Cliff Goudey said...


I'm curious if you have you ever been to an EAC meeting to actually witness the power grab you describe? The EAC has no power. Appointed by the Mayor to provide advice to that office (Advisory - get it?) it has no authority other than to make recommendations.

Yes, the some members quite logically have a predisposition towards a sustainable community. Indeed the whole reason for establishing the committee was to help the Mayor identify opportunities for energy savings by the City.

The EAC's approach to the street light issue has been thoroughly misrepresented, though not just by you. Members of the EAC and other volunteers from the high school Environmental Club physically surveyed the entire list of over 1,700 streetlights for which the City pays. In that process the details of their location were noted. Criteria were identified to help identify candidates for shutoff but there are many additional factors that would need to be considered before any action was taken.

Building this database has taken a lot of work and so far even the EAC has not seen the complete results. It is a mystery to me how any specific plans for turning off lights has emerged from this incomplete process.

On Councilor Cronin's blog he claims the Energy Advisory Committee has a proposal to extinguish streetlights. Hyperbole like that does little to advance the process but I gather it is politically useful to portray oneself as defending the public against volunteer committees.

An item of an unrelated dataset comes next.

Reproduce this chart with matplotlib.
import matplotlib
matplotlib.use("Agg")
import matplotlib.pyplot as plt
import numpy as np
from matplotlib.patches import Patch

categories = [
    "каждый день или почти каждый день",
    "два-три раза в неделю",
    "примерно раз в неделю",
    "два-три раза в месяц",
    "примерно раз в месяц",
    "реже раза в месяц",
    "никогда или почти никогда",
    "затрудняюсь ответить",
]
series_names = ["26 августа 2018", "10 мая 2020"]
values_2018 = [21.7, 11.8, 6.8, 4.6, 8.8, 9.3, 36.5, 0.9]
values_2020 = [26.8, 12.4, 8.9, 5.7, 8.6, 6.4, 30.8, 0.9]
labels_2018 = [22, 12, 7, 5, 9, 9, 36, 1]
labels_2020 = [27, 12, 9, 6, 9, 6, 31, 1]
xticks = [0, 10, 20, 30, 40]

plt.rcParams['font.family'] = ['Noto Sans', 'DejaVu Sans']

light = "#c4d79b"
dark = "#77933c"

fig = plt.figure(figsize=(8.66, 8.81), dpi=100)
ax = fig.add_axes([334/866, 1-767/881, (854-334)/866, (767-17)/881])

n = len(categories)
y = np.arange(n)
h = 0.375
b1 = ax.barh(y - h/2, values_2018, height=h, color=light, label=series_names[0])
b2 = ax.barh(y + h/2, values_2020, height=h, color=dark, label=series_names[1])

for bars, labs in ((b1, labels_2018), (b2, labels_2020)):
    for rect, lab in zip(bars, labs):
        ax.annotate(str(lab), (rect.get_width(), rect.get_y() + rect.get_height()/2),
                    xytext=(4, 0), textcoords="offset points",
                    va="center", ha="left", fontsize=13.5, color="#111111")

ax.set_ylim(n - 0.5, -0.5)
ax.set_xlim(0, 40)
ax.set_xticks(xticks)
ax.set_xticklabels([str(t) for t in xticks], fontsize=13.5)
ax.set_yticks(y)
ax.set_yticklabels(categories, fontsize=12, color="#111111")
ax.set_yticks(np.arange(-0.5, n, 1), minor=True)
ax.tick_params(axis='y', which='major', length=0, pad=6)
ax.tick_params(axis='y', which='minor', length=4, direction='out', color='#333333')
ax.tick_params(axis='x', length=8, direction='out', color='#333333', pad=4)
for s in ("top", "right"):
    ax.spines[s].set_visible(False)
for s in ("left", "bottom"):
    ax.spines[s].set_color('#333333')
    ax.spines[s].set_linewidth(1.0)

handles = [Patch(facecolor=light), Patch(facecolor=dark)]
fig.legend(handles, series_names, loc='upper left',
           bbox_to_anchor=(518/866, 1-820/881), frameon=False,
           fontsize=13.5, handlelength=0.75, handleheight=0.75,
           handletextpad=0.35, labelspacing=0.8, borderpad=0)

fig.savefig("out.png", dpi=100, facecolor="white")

Regardless, much undue fuss has been made over the streetlight issue and hope the tone can ratchet back sufficiently to allow the work of the EAC to be useful to the City in saving money. We need to keep in mind that the current pattern of street lighting was established with little public input, rather it was configured by National Grid and its predecessors and absent much regard for value to the taxpayers.

As the needed debate unfolds I am hopeful that a plan will develop that everyone will support.